The main A/E is a limited edition of 93. This one is identical to the tour poster sold by the band during the tour except for the much smaller edition size and the ‘AE’ indicator next to the numbers.
The foil variants are exclusively available from Baker Prints — none were sold on tour nor on the band’s website. The Rainbow Foil variant is a limited edition of 74.
Pillars and Lava foil aren’t as photogenic as Rainbow but both of these turned out great. This is the Pillars Foil variant, a limited edition of 35.
Here’s the Lava Foil variant, a limited edition of just 16. We added an extra white spot-screen to the separations before printing the rest of the colors on all of the foil variants, so that some parts of the art show-through to the foil while others have a white base. It’s a great effect we’ve used before.
Kyle has been reading all kinds of techno mumbo-jumbo about halftones lately. There are all different kinds in this poster—line, dot, elliptical, square, diamond—and they range in frequency from 3 to 80 LPI (lines-per-inch).
Balancing the halftone madness into a cohesive image was very challenging. The end result is a poster that’s fun to stare at (Kyle hopes anyway).
This above detail shot shows a fairly traditional approach to CMYK printing, but using a very low LPI to exaggerate the dot size and interaction. Might remind one of an old comic book… or an amateurish sheet of blotter acid (we wouldn’t know).
Tour posters can be tricky thematically because the best ones capture something quintessential about a band or tour.
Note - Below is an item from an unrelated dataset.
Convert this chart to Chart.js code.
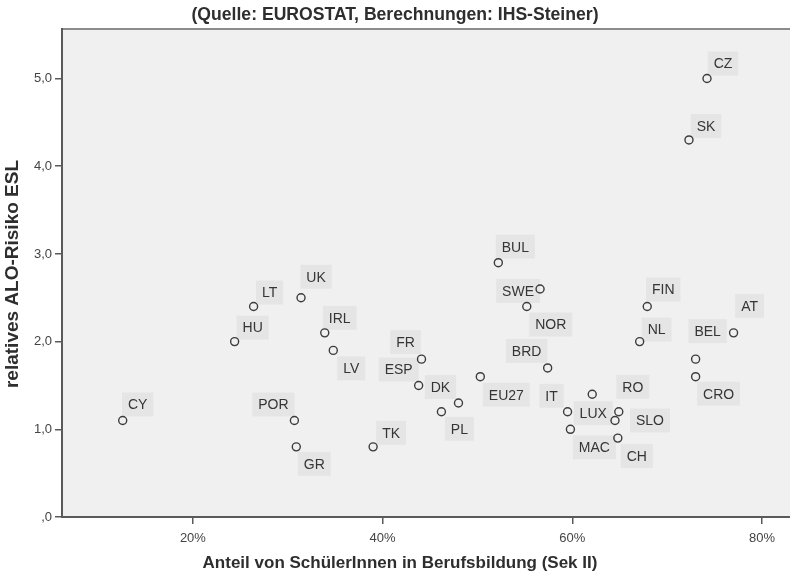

Whereas the best gig posters are often more focused and singular in subject matter.
This was a hybrid print run; the first five screens were printed with waterbased acrylic inks, and the last two were printed with UV-cure inks, to take advantage of each systems’ strengths. In the photo above you can see the extreme detail possible with UV-cure inks (they never dry in the screen and can be printed through very fine mesh counts—the record above was printed at 80 LPI using 380 threads-per-inch mesh).
Kyle experimented with different halftone angles as well, in some cases intentionally creating vibrating moiré and rosette patterns.